Part of the issue with that is it's always based on a single user. So most compute solutions would include doing an iterative process to look through those things. However, given that the data is in a database, most database operations are set-based. In other words, they are looking at large amounts of data all at once.

What SQL-MapReduce allows us to do is iterate over that set, in terms of trying to find the user information throughout that set. [This] then gives us the ability to do things such as discover how that user traversed the site in the same session. What categories of the site did they visit — were they part of the music pages or the blog pages or the video pages? — and then show that traversal.

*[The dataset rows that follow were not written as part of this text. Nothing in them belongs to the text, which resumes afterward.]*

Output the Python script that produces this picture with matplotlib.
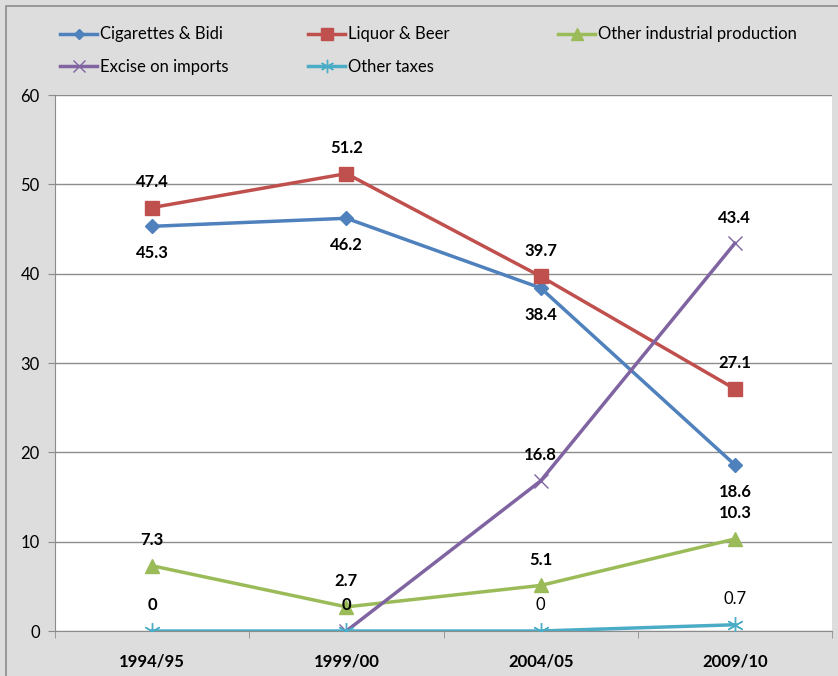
import matplotlib as mpl
mpl.use('agg')
import matplotlib.pyplot as plt
import matplotlib.patches as mpatches
import numpy as np

plt.rcParams['font.family'] = ['Lato', 'DejaVu Sans']

years = ["1994/95", "1999/00", "2004/05", "2009/10"]
cig = [45.3, 46.2, 38.4, 18.6]
liquor = [47.4, 51.2, 39.7, 27.1]
other_ind = [7.3, 2.7, 5.1, 10.3]
excise_imp = [np.nan, 0, 16.8, 43.4]
other_tax = [0, 0, 0, 0.7]

x = np.arange(len(years))

fig = plt.figure(figsize=(8.38, 6.76), dpi=100)
fig.patch.set_facecolor('#dddddd')
fig.patches.append(mpatches.Rectangle((6/838, -0.1), 1.2, 1 - 6/676 + 0.1, transform=fig.transFigure,
                                      fill=False, edgecolor='#8c8c8c', linewidth=1.2, zorder=0))
ax = fig.add_axes([55/838, 1 - 631/676, 777/838, 536/676])
ax.set_facecolor('white')

h_cig, = ax.plot(x, cig, color='#4f81bd', lw=2.5, marker='D', ms=7, label='Cigarettes & Bidi', zorder=5)
h_liq, = ax.plot(x, liquor, color='#c0504d', lw=2.5, marker='s', ms=10, label='Liquor & Beer', zorder=5)
h_ind, = ax.plot(x, other_ind, color='#9bbb59', lw=2.5, marker='^', ms=10, label='Other industrial production', zorder=5)
h_exc, = ax.plot(x, excise_imp, color='#8064a2', lw=2.5, marker='x', ms=10, mew=1, label='Excise on imports', zorder=5)
h_oth, = ax.plot(x, other_tax, color='#4bacc6', lw=2.5, marker=(6, 2, 0), ms=12, mew=1, label='Other taxes', zorder=5)

fs = 12
lab = dict(ha='center', va='center', fontsize=fs, fontweight='bold', zorder=10)
up = 18.5
for i, v in enumerate(cig):
    ax.annotate(f"{v}", (x[i], v), xytext=(0, -19.5), textcoords='offset points', **lab)
for i, v in enumerate(liquor):
    ax.annotate(f"{v}", (x[i], v), xytext=(0, up), textcoords='offset points', **lab)
for i, v in enumerate(other_ind):
    ax.annotate(f"{v}", (x[i], v), xytext=(0, up), textcoords='offset points', **lab)
for i, v in enumerate(excise_imp):
    if not np.isnan(v):
        ax.annotate(f"{v:g}", (x[i], v), xytext=(0, up), textcoords='offset points', **lab)
ax.annotate("0", (x[0], 0), xytext=(0, up), textcoords='offset points', **lab)
for i in (2, 3):
    ax.annotate(f"{other_tax[i]:g}", (x[i], other_tax[i]), xytext=(0, up), textcoords='offset points',
                ha='center', va='center', fontsize=fs, zorder=10)

ax.set_xlim(-0.5, 3.5)
ax.set_ylim(0, 60)
ax.set_yticks(np.arange(0, 61, 10))
ax.set_xticks(x)
ax.set_xticklabels(years, fontweight='bold', fontsize=fs)
ax.set_xticks(np.arange(-0.5, 3.6, 1), minor=True)
ax.tick_params(axis='x', which='major', length=0, pad=16)
ax.tick_params(axis='x', which='minor', length=5, color='#8c8c8c')
ax.tick_params(axis='y', length=5, color='#8c8c8c', labelsize=fs, pad=6)
ax.yaxis.grid(True, color='#8c8c8c', lw=1)
ax.set_axisbelow(True)
for s in ['top', 'right']:
    ax.spines[s].set_visible(False)
for s in ['left', 'bottom']:
    ax.spines[s].set_color('#8c8c8c')

# legend: three columns placed like the Excel legend
cols = [([h_cig, h_exc], 52), ([h_liq, h_oth], 300), ([h_ind], 550)]
for hs, px in cols:
    fig.legend(hs, [h.get_label() for h in hs], loc='upper left',
               bbox_to_anchor=(px/838, 1 - 18/676), frameon=False, fontsize=fs,
               handlelength=2.2, handletextpad=0.15, labelspacing=1.0,
               borderpad=0, markerscale=0.8)

plt.savefig("out.png", dpi=100, facecolor=fig.get_facecolor())
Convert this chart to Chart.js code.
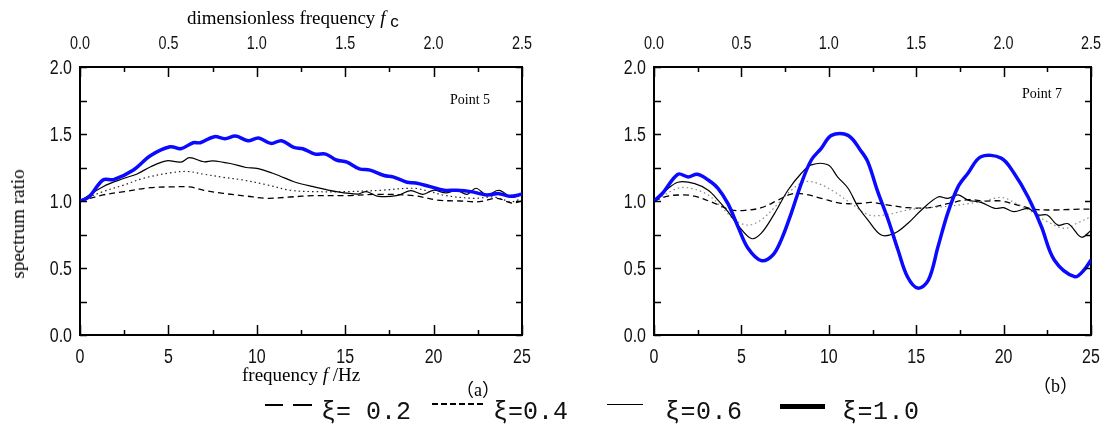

Are the new analytic functions things you have worked on?
SQL-MapReduce has been around a long time. What is happening now is that Aster has come back and got third parties and internal folk from their teams either to build SQL-MapReduce functions or find ones that have been built by other teams, like those from within MySpace. [It has] then coalesced all of those into one package, so that everyone has the opportunity to use them.

What is the most important recent development in data analytics?
Data analytics used to be a very specialised field. It used to be something that you had to have a post-graduate degree to work on, or you had to have very specialised knowledge in a software package that only a few people knew about.

We now have the ability to bring in analysts who know SQL but don't necessarily understand in-depth analysis. Then we only need a few people who understand the specifics behind everything and how to group things together. So I see this as the new age in analysis. We no longer need specialised packages to do in-depth analysis of the data. That change is going to open up a lot of things.